We need to force it to utilize the partial_idx_user_created_at_2021 partial index collection, we will do so by explicitly specifying the predicate from the partial index in the query, and check the query generated.

Attempt 2

EXPLAIN SELECT 
	COUNT(id) 
FROM 
	"User" 
WHERE
	"created_at" >= '2021-01-01 00:00:00+00'::TIMESTAMPTZ -- PREDICATE FROM PARTIAL INDEX
	AND 
		"created_at"::DATE BETWEEN (CURRENT_DATE + INTERVAL '0 HOURS')::TIMESTAMPTZ - INTERVAL '1 MONTH' AND
	  (CURRENT_DATE + INTERVAL '0 HOURS')::TIMESTAMPTZ;

-- output
Finalize Aggregate  (cost=8547479.33..8547479.34 rows=1 width=8)
->  Gather  (cost=8547479.12..8547479.32 rows=2 width=8)
	Workers Planned: 2
	->  Partial Aggregate  (cost=8546479.12..8546479.12 rows=1 width=8)
		->  Parallel Seq Scan on "User"  (cost=0.00..8545865.00 rows=245646 width=4)
				Filter: (("createdAt" >= '2021-01-01 00:00:00+00'::timestamp with time zone) AND 
				(("created_at")::date <= ((CURRENT_DATE + '00:00:00'::interval))::timestamp with time zone) AND 
				(("created_at")::date >= (((CURRENT_DATE + '00:00:00'::interval))::timestamp with time zone - '1 mon'::interval)))

Still getting sequential scan?

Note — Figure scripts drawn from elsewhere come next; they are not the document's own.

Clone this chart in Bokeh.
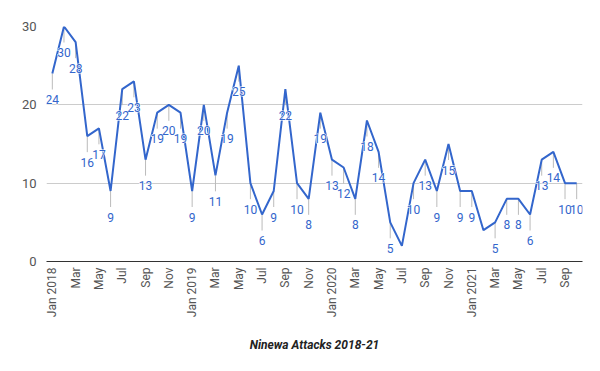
import math
from bokeh.plotting import figure
from bokeh.models import Range1d, FixedTicker, ColumnDataSource
from bokeh.core.properties import value
from bokeh.embed import file_html
from bokeh.resources import INLINE

months = ["Jan 2018", "Feb", "Mar", "Apr", "May", "Jun", "Jul", "Aug", "Sep", "Oct", "Nov", "Dec",
          "Jan 2019", "Feb", "Mar", "Apr", "May", "Jun", "Jul", "Aug", "Sep", "Oct", "Nov", "Dec",
          "Jan 2020", "Feb", "Mar", "Apr", "May", "Jun", "Jul", "Aug", "Sep", "Oct", "Nov", "Dec",
          "Jan 2021", "Feb", "Mar", "Apr", "May", "Jun", "Jul", "Aug", "Sep", "Oct"]
attacks = [24, 30, 28, 16, 17, 9, 22, 23, 13, 19, 20, 19,
           9, 20, 11, 19, 25, 10, 6, 9, 22, 10, 8, 19,
           13, 12, 8, 18, 14, 5, 2, 10, 13, 9, 15, 9,
           9, 4, 5, 8, 8, 6, 13, 14, 10, 10]
# months whose value label is not shown in the reference
hidden_labels = [30, 37]
y_ticks = [0, 10, 20, 30]
title_text = "Ninewa Attacks 2018-21"

idx = list(range(len(months)))
src = ColumnDataSource(dict(x=idx, y=attacks))
lab_idx = [i for i in idx if i not in hidden_labels]
lab_src = ColumnDataSource(dict(x=lab_idx, y=[attacks[i] for i in lab_idx],
                                t=[str(attacks[i]) for i in lab_idx]))

p = figure(width=592, height=363, output_backend="svg", toolbar_location=None,
           x_range=Range1d(-0.5, len(months) - 0.5), y_range=Range1d(y_ticks[0], y_ticks[-1]),
           min_border_left=46, min_border_right=10, min_border_top=26, min_border_bottom=102)
p.outline_line_color = None
p.background_fill_color = "white"

# stems for annotations
p.ray(x="x", y="y", source=lab_src, length=16, length_units="screen", angle=-math.pi / 2,
      line_color="#bbbbbb", line_width=1)

p.line(x="x", y="y", source=src, line_color="#3366cc", line_width=2)

# white halo behind the labels, then the labels
p.text(x="x", y="y", text="t", source=lab_src, y_offset=26, text_align="center",
       text_baseline="middle", text_font=value("Roboto"), text_font_size="12px",
       text_color="white", text_outline_color="white")
p.text(x="x", y="y", text="t", source=lab_src, y_offset=26, text_align="center",
       text_baseline="middle", text_font=value("Roboto"), text_font_size="12px",
       text_color="#3366cc")

# axes
p.xaxis.ticker = FixedTicker(ticks=idx[::2])
p.xaxis.major_label_overrides = {i: months[i] for i in idx[::2]}
p.xaxis.major_label_orientation = math.pi / 2
p.xaxis.major_label_text_font = "Roboto"
p.xaxis.major_label_text_font_size = "12px"
p.xaxis.major_label_text_color = "#555555"
p.xaxis.major_tick_line_color = None
p.xaxis.minor_tick_line_color = None
p.xaxis.axis_line_color = "#333333"
p.xaxis.major_label_standoff = 0
p.xaxis.axis_label = title_text
p.xaxis.axis_label_text_font = "Roboto"
p.xaxis.axis_label_text_font_size = "12px"
p.xaxis.axis_label_text_font_style = "bold italic"
p.xaxis.axis_label_text_color = "#222222"
p.xaxis.axis_label_standoff = 18

p.yaxis.ticker = FixedTicker(ticks=y_ticks)
p.yaxis.major_label_text_font = "Roboto"
p.yaxis.major_label_text_font_size = "13px"
p.yaxis.major_label_text_color = "#555555"
p.yaxis.major_tick_line_color = None
p.yaxis.minor_tick_line_color = None
p.yaxis.axis_line_color = None
p.yaxis.major_label_standoff = 4

p.xgrid.grid_line_color = None
p.ygrid.grid_line_color = "#cccccc"
p.ygrid.ticker = FixedTicker(ticks=y_ticks[1:])

open("out.html", "w").write(file_html(p, INLINE))
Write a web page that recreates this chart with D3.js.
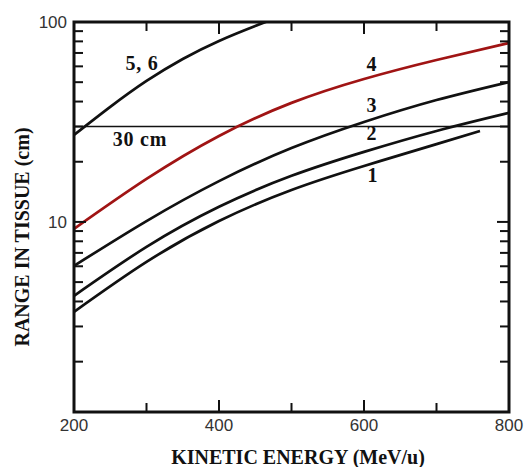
<!DOCTYPE html>
<html>
<head>
<meta charset="utf-8">
<script src="https://cdn.jsdelivr.net/npm/d3@7"></script>
<style>
  body { margin: 0; background: #fff; }
  .tick-label { font-family: "Liberation Sans", Arial, sans-serif; font-size: 17px; fill: #333; }
  .title { font-family: "Liberation Serif", "Times New Roman", serif; font-weight: bold; font-size: 20px; fill: #111; }
  .lbl { font-family: "Liberation Serif", "Times New Roman", serif; font-weight: bold; font-size: 20px; fill: #111; letter-spacing: 0.8px; }
</style>
</head>
<body>
<svg id="chart" width="525" height="467"></svg>
<script>
// kinetic energy (MeV/u) and range in tissue (cm)
const energy1 = [200, 300, 400, 500, 600, 700, 760]
const range1  = [3.55, 6.31, 10.1, 14.45, 19.05, 24.5, 28.5]

const energy2 = [200, 300, 400, 500, 600, 700, 800]
const range2  = [4.27, 7.5, 11.9, 17.0, 22.4, 28.5, 35.1]

const energy3 = [200, 300, 400, 500, 600, 700, 800]
const range3  = [6.03, 10.1, 16.0, 23.4, 31.6, 40.7, 50.1]

const energy4 = [200, 300, 400, 500, 600, 700, 800]
const range4  = [9.23, 16.4, 26.9, 39.4, 51.9, 64.6, 78.5]

const energy56 = [200, 250, 300, 350, 400, 450, 475]
const range56  = [27.2, 37.6, 50.7, 65.3, 80.4, 95.5, 103.5]

const refRange = 30
const xTicksMajor = [200, 400, 600, 800]
const xTicksMinor = [300, 500, 700]
const yTicksMajor = [10, 100]
const yTicksMinor = [2, 3, 4, 5, 6, 7, 8, 9, 20, 30, 40, 50, 60, 70, 80, 90]

const curves = [
  {e: energy1, r: range1, color: "#111"},
  {e: energy2, r: range2, color: "#111"},
  {e: energy3, r: range3, color: "#111"},
  {e: energy4, r: range4, color: "#a01414"},
  {e: energy56, r: range56, color: "#111"}
]

const labels = [
  {text: "5, 6", x: 142, y: 70},
  {text: "30 cm", x: 140, y: 146},
  {text: "4", x: 372, y: 71},
  {text: "3", x: 372, y: 112},
  {text: "2", x: 372, y: 140},
  {text: "1", x: 373, y: 182}
]

const pLeft = 74, pTop = 22, pRight = 509, pBottom = 412

const svg = d3.select("#chart")
const x = d3.scaleLinear().domain([200, 800]).range([pLeft, pRight])
const y = d3.scaleLog().domain([1.12, 100]).range([pBottom, pTop])

svg.append("clipPath").attr("id", "plot")
   .append("rect")
   .attr("x", pLeft).attr("y", pTop)
   .attr("width", pRight - pLeft).attr("height", pBottom - pTop)

const line = d3.line()
   .x(d => x(d[0]))
   .y(d => y(d[1]))
   .curve(d3.curveNatural)

const g = svg.append("g").attr("clip-path", "url(#plot)")

g.append("line")
  .attr("x1", pLeft).attr("x2", pRight)
  .attr("y1", y(refRange)).attr("y2", y(refRange))
  .attr("stroke", "#111").attr("stroke-width", 1.5)

curves.forEach(c => {
  g.append("path")
    .datum(c.e.map((e, i) => [e, c.r[i]]))
    .attr("d", line)
    .attr("fill", "none")
    .attr("stroke", c.color)
    .attr("stroke-width", 2.7)
})

// inward ticks on all four sides
const tickG = svg.append("g").attr("stroke", "#111").attr("stroke-width", 2)
function xTicks(vals, len){
  vals.forEach(v => {
    tickG.append("line").attr("x1", x(v)).attr("x2", x(v)).attr("y1", pBottom).attr("y2", pBottom - len)
    tickG.append("line").attr("x1", x(v)).attr("x2", x(v)).attr("y1", pTop).attr("y2", pTop + len)
  })
}
function yTicks(vals, len){
  vals.forEach(v => {
    tickG.append("line").attr("y1", y(v)).attr("y2", y(v)).attr("x1", pLeft).attr("x2", pLeft + len)
    tickG.append("line").attr("y1", y(v)).attr("y2", y(v)).attr("x1", pRight).attr("x2", pRight - len)
  })
}
xTicks(xTicksMajor, 12)
xTicks(xTicksMinor, 9)
yTicks(yTicksMajor, 12)
yTicks(yTicksMinor, 9)

svg.append("rect")
  .attr("x", pLeft).attr("y", pTop)
  .attr("width", pRight - pLeft).attr("height", pBottom - pTop)
  .attr("fill", "none").attr("stroke", "#111").attr("stroke-width", 3)

xTicksMajor.forEach(v => {
  svg.append("text").attr("class", "tick-label")
    .attr("x", x(v)).attr("y", 431)
    .attr("text-anchor", "middle")
    .text(v)
})
yTicksMajor.forEach(v => {
  svg.append("text").attr("class", "tick-label")
    .attr("x", 67).attr("y", y(v) + 6)
    .attr("text-anchor", "end")
    .text(v)
})

svg.append("text").attr("class", "title")
  .attr("x", 298).attr("y", 464)
  .attr("text-anchor", "middle")
  .text("KINETIC ENERGY (MeV/u)")

svg.append("text").attr("class", "title")
  .attr("transform", "translate(29,237) rotate(-90)")
  .attr("text-anchor", "middle")
  .text("RANGE IN TISSUE (cm)")

labels.forEach(l => {
  svg.append("text").attr("class", "lbl")
    .attr("x", l.x).attr("y", l.y)
    .attr("text-anchor", "middle")
    .text(l.text)
})
</script>
</body>
</html>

We specified the predicate from partial index, and that definitely made into the query planner but it’s still giving us sequential scan! After pondering and googling about it a bit, I came across the following doc https://www.postgresql.org/docs/8.3/xfunc-volatility.html , let’s make a small tweak in the query and try again.

Final Attempt

EXPLAIN SELECT 
	COUNT(id) 
FROM 
	"User" 
WHERE
	"created_at"::TIMESTAMPTZ >= '2021-01-01 00:00:00+00'::TIMESTAMPTZ -- casting to timestampz(actual type)
	AND 
		"created_at"::DATE BETWEEN (CURRENT_DATE + INTERVAL '0 HOURS')::TIMESTAMPTZ - INTERVAL '1 MONTH' AND
	  (CURRENT_DATE + INTERVAL '0 HOURS')::TIMESTAMPTZ;

-- output
Aggregate  (cost=8.61..8.62 rows=1 width=8)
->  Index Scan using partial_idx_user_created_at_2021 on "User"  (cost=0.58..8.61 rows=1 width=4)
  	Index Cond: (("created_at" >= (((CURRENT_DATE + '00:00:00'::interval))::timestamp with time zone - '1 mon'::interval)) AND ("created_at" <= ((CURRENT_DATE + '00:00:00'::interval))::timestamp with time zone))

And, finally we get a index scan with predicate condition. So what changed? We see the planner no longer mentions the predicate from partial_idx_user_created_at_2021 instead it just uses that partial index. Meaning it decided it was safe to use. Well our mistake was(I have made similar mistake in prod and hence writing this blog), casting created_at to DATE doing so was an example of a VOLATILE function, and whenever such a function is used in a query planner as a conservative approach postgres doesn’t refer to the index.

Explanation

An index can be used, when the indexed column(s) is/are compared to constants (literal values), function calls, which are marked at least STABLE (which means that within a single statement, multiple calls of the functions, with same parameters, will produce the same results), or/and IMMUATABLE (function cannot modify the database and is guaranteed to return the same results given the same arguments forever) or combination of those.

In our case study, partial index was on created_at of type TIMESTAMP WITH TIMEZONE

casting created_at to date was an example of potentially VOLATILE function since their is a possible case for the server’s timezone to change (timezone offset specified from column) hence yielding inconsistent results.